Set exercise: Leaving the pictures out, print the lines from the first line of the listing through the line containing "trainOps, railOps, infoRequests];", exactly as they read, and no others.

Source data:
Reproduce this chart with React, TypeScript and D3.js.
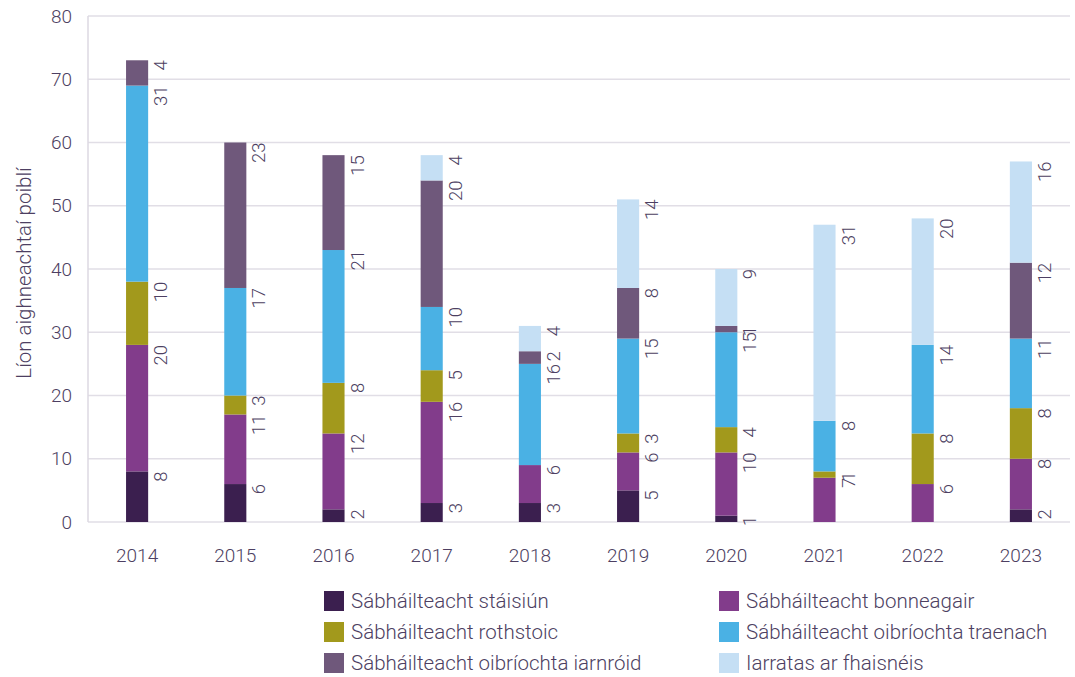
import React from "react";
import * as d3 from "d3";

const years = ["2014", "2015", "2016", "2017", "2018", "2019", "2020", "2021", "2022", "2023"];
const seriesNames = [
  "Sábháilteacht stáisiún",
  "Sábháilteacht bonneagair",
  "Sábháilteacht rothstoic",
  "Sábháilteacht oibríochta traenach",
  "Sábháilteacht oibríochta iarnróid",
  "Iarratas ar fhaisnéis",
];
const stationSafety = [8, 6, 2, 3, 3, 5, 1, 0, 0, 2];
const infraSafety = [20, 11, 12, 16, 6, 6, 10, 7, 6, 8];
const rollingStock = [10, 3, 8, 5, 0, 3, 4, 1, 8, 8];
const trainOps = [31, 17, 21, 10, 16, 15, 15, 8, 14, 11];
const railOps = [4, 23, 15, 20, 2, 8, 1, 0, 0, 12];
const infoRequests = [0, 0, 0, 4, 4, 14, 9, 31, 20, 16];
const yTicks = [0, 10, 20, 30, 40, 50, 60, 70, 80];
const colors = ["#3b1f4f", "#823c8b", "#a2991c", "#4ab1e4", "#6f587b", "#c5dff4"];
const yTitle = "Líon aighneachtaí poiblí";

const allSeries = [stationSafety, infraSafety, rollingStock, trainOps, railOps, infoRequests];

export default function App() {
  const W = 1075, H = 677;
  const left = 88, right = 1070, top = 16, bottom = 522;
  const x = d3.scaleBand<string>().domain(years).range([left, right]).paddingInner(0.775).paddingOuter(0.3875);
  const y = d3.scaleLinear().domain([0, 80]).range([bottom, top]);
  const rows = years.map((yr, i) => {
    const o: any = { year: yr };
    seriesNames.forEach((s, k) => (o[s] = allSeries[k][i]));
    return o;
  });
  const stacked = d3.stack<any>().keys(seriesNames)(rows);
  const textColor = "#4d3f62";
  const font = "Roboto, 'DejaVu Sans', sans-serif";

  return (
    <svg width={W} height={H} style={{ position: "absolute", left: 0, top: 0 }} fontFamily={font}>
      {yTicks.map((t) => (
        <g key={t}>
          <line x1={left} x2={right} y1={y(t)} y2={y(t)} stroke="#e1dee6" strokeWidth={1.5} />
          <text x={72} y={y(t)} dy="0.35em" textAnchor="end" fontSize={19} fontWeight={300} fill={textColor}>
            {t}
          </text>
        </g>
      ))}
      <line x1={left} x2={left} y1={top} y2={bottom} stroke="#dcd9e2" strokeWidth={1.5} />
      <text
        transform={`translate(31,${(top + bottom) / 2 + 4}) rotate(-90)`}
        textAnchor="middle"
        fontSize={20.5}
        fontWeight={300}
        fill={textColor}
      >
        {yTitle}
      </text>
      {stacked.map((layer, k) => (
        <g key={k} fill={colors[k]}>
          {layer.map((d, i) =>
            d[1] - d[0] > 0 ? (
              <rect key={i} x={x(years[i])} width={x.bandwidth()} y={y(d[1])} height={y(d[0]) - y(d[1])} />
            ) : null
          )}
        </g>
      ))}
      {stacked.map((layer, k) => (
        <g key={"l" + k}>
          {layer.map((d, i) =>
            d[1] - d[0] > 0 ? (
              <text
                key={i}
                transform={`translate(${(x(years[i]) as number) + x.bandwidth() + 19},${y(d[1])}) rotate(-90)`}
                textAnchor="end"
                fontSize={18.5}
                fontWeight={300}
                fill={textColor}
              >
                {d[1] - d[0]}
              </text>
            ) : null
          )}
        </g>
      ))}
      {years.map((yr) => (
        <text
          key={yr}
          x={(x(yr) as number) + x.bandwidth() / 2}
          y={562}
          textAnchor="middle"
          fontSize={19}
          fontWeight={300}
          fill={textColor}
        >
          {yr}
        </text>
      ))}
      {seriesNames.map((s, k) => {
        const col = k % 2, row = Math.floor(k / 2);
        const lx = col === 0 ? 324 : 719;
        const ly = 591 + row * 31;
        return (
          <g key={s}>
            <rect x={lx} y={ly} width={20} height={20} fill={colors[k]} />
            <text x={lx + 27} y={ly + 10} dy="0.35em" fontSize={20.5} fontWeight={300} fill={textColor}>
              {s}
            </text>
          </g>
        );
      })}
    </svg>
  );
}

Output below:
Reproduce this chart with React, TypeScript and D3.js.
import React from "react";
import * as d3 from "d3";

const years = ["2014", "2015", "2016", "2017", "2018", "2019", "2020", "2021", "2022", "2023"];
const seriesNames = [
  "Sábháilteacht stáisiún",
  "Sábháilteacht bonneagair",
  "Sábháilteacht rothstoic",
  "Sábháilteacht oibríochta traenach",
  "Sábháilteacht oibríochta iarnróid",
  "Iarratas ar fhaisnéis",
];
const stationSafety = [8, 6, 2, 3, 3, 5, 1, 0, 0, 2];
const infraSafety = [20, 11, 12, 16, 6, 6, 10, 7, 6, 8];
const rollingStock = [10, 3, 8, 5, 0, 3, 4, 1, 8, 8];
const trainOps = [31, 17, 21, 10, 16, 15, 15, 8, 14, 11];
const railOps = [4, 23, 15, 20, 2, 8, 1, 0, 0, 12];
const infoRequests = [0, 0, 0, 4, 4, 14, 9, 31, 20, 16];
const yTicks = [0, 10, 20, 30, 40, 50, 60, 70, 80];
const colors = ["#3b1f4f", "#823c8b", "#a2991c", "#4ab1e4", "#6f587b", "#c5dff4"];
const yTitle = "Líon aighneachtaí poiblí";

const allSeries = [stationSafety, infraSafety, rollingStock, trainOps, railOps, infoRequests];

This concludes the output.